WRITTEN TASK:
Read the lines that follow and tally those with the word "this"; give the number and nothing else.

Rows from a dataset of charts and code:
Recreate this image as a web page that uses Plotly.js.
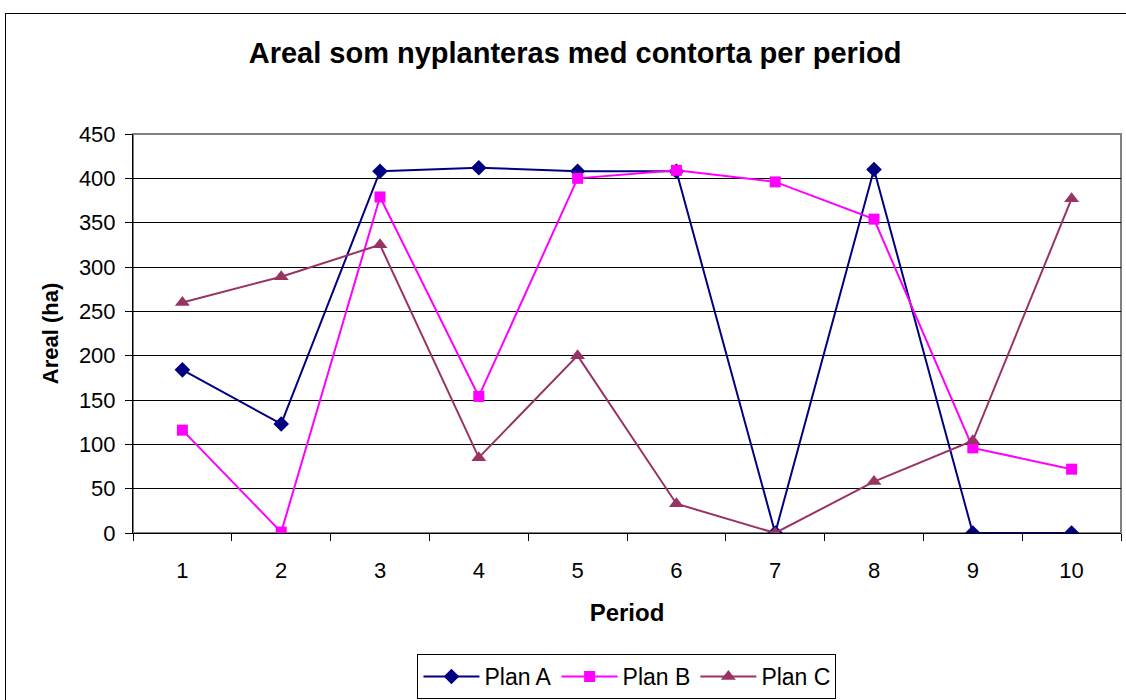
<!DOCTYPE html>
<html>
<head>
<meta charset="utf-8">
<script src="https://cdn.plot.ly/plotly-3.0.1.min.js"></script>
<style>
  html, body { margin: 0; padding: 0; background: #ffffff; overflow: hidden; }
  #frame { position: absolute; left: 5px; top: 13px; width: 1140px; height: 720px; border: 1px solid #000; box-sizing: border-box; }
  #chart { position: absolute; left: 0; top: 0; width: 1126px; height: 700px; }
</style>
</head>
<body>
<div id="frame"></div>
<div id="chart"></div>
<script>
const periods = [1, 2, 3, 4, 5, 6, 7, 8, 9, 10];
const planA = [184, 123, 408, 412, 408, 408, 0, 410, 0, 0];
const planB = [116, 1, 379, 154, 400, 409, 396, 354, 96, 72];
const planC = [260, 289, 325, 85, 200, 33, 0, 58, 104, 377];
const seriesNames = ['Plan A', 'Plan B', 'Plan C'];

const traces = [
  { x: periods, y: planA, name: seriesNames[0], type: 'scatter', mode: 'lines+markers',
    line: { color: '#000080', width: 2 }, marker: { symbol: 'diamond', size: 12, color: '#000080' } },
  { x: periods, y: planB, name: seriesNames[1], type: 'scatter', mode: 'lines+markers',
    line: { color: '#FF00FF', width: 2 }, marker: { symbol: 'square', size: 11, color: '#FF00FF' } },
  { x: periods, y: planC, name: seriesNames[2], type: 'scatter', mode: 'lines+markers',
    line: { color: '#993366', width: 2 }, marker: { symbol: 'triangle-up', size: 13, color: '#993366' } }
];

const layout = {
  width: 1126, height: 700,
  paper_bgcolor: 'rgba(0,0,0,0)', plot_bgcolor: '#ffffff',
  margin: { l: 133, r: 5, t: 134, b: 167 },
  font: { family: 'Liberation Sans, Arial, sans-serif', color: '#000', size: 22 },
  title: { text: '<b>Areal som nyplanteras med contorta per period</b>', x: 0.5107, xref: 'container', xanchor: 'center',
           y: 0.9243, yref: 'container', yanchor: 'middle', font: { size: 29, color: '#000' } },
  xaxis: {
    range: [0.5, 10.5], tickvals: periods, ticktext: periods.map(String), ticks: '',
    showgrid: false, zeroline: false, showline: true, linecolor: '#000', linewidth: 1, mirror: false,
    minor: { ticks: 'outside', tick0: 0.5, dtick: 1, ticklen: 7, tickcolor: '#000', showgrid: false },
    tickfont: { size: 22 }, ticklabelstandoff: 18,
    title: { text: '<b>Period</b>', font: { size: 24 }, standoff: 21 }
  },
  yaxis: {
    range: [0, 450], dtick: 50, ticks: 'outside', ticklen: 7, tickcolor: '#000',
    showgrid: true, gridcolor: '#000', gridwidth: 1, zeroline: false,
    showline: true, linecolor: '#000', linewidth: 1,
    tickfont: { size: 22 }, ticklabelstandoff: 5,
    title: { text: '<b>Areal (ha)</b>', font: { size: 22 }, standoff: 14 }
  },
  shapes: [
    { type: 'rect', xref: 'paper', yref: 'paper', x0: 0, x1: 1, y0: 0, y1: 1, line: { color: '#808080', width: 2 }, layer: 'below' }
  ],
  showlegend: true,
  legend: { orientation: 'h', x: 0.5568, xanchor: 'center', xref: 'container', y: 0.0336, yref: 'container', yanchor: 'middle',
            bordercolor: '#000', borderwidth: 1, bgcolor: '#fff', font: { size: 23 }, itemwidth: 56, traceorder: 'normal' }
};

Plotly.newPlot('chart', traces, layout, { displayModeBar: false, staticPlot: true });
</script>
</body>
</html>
---
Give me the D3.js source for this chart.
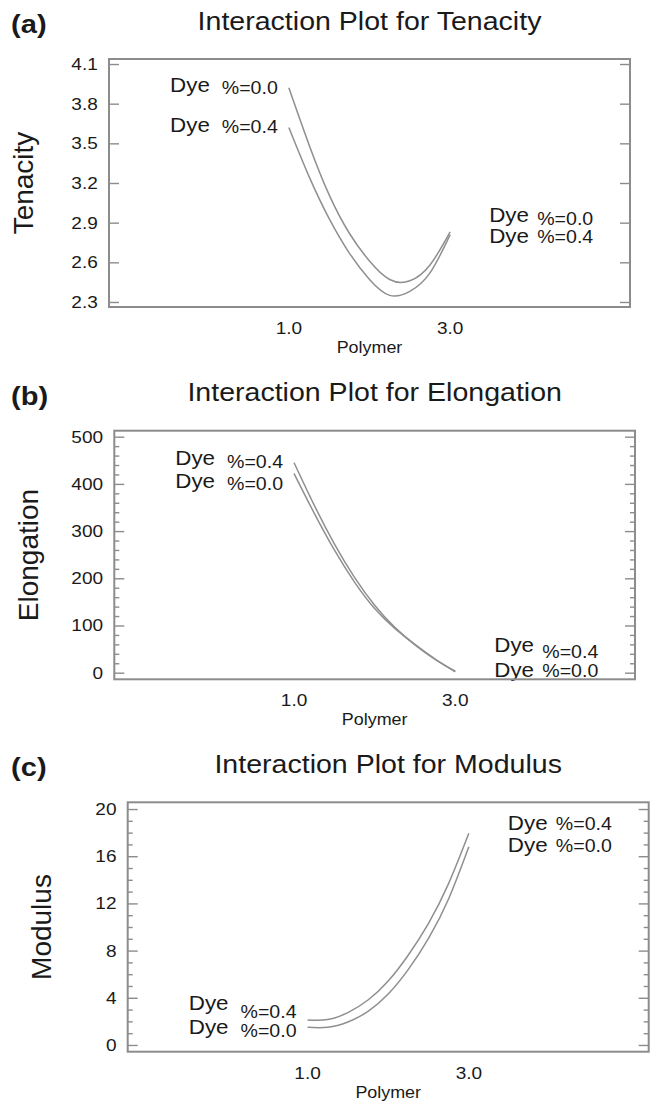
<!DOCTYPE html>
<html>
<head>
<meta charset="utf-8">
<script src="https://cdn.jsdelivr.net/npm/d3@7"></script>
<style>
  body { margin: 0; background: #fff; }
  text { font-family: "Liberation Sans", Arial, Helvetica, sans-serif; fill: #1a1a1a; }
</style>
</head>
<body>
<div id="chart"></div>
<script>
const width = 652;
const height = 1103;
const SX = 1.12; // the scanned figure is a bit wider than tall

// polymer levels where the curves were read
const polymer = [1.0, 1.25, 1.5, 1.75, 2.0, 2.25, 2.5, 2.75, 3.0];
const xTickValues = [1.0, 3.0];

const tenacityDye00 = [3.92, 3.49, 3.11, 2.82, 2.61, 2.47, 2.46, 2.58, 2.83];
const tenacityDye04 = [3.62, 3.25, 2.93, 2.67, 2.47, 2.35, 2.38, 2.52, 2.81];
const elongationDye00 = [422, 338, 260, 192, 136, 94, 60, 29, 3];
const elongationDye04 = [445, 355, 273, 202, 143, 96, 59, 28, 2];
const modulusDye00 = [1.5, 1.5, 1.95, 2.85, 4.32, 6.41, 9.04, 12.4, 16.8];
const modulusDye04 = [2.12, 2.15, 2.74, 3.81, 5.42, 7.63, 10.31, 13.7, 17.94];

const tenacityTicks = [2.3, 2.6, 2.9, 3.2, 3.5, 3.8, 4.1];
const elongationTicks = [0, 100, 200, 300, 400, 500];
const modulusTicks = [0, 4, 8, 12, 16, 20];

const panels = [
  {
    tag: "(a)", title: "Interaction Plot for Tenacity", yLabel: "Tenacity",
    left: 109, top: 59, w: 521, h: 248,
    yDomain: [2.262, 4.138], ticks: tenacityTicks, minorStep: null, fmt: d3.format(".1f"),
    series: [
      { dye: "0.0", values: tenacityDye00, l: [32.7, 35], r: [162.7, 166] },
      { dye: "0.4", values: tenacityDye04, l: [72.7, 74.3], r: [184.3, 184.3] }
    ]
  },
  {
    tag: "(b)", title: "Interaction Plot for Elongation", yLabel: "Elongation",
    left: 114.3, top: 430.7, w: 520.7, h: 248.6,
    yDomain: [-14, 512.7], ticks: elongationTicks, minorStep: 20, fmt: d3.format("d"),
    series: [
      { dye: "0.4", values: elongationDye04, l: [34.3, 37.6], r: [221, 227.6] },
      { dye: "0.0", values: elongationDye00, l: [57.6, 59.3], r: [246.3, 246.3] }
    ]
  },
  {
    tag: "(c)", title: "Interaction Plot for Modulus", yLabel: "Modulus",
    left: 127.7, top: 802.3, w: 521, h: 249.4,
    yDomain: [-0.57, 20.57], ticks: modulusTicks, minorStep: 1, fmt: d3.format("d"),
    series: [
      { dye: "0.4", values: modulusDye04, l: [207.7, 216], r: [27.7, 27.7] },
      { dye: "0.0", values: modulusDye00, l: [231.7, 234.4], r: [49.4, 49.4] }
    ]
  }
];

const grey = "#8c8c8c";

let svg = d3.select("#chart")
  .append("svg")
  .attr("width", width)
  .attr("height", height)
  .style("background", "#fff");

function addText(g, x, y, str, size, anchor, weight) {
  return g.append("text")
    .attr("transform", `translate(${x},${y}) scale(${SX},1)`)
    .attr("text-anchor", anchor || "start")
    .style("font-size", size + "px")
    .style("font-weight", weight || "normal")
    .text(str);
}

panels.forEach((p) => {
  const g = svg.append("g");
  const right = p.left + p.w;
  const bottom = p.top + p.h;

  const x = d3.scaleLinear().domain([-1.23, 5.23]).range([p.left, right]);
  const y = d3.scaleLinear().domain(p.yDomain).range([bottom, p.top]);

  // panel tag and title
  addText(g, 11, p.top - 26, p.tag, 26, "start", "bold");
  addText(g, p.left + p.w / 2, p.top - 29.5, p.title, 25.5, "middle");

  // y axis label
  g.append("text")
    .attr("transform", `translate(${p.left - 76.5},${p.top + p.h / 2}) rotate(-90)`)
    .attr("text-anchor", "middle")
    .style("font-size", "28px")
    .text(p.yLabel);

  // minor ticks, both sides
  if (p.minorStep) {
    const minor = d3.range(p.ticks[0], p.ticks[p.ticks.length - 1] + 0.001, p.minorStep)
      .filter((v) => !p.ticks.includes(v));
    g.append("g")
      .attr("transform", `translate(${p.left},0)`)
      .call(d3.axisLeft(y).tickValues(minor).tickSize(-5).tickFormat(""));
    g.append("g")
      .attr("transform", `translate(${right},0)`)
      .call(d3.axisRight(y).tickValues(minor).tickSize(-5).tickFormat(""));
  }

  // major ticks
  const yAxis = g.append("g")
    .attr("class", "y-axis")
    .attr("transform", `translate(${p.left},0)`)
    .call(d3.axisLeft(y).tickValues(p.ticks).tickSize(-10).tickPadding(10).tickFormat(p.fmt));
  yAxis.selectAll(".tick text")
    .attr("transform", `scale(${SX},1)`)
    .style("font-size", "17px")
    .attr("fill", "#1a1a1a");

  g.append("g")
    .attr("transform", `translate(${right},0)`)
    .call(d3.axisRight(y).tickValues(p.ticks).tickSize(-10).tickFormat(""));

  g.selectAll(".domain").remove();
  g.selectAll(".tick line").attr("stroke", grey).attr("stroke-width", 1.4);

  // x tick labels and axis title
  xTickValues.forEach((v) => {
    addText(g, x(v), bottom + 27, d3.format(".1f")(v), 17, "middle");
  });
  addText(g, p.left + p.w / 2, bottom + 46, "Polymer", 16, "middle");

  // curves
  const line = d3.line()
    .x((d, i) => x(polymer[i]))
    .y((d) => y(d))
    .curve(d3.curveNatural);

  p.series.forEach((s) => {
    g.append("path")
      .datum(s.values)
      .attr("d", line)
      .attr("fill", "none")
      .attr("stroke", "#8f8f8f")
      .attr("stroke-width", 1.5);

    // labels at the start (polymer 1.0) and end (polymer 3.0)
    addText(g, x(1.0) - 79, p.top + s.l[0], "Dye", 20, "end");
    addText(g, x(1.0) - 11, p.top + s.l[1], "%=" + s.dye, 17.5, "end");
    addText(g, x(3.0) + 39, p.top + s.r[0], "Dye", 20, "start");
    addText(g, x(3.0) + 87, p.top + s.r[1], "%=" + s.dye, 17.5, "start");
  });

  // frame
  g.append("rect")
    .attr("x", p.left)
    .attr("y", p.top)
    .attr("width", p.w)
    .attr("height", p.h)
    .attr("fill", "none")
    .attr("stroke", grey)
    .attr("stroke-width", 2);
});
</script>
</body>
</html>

OUTPUT OF THE EXERCISE:
2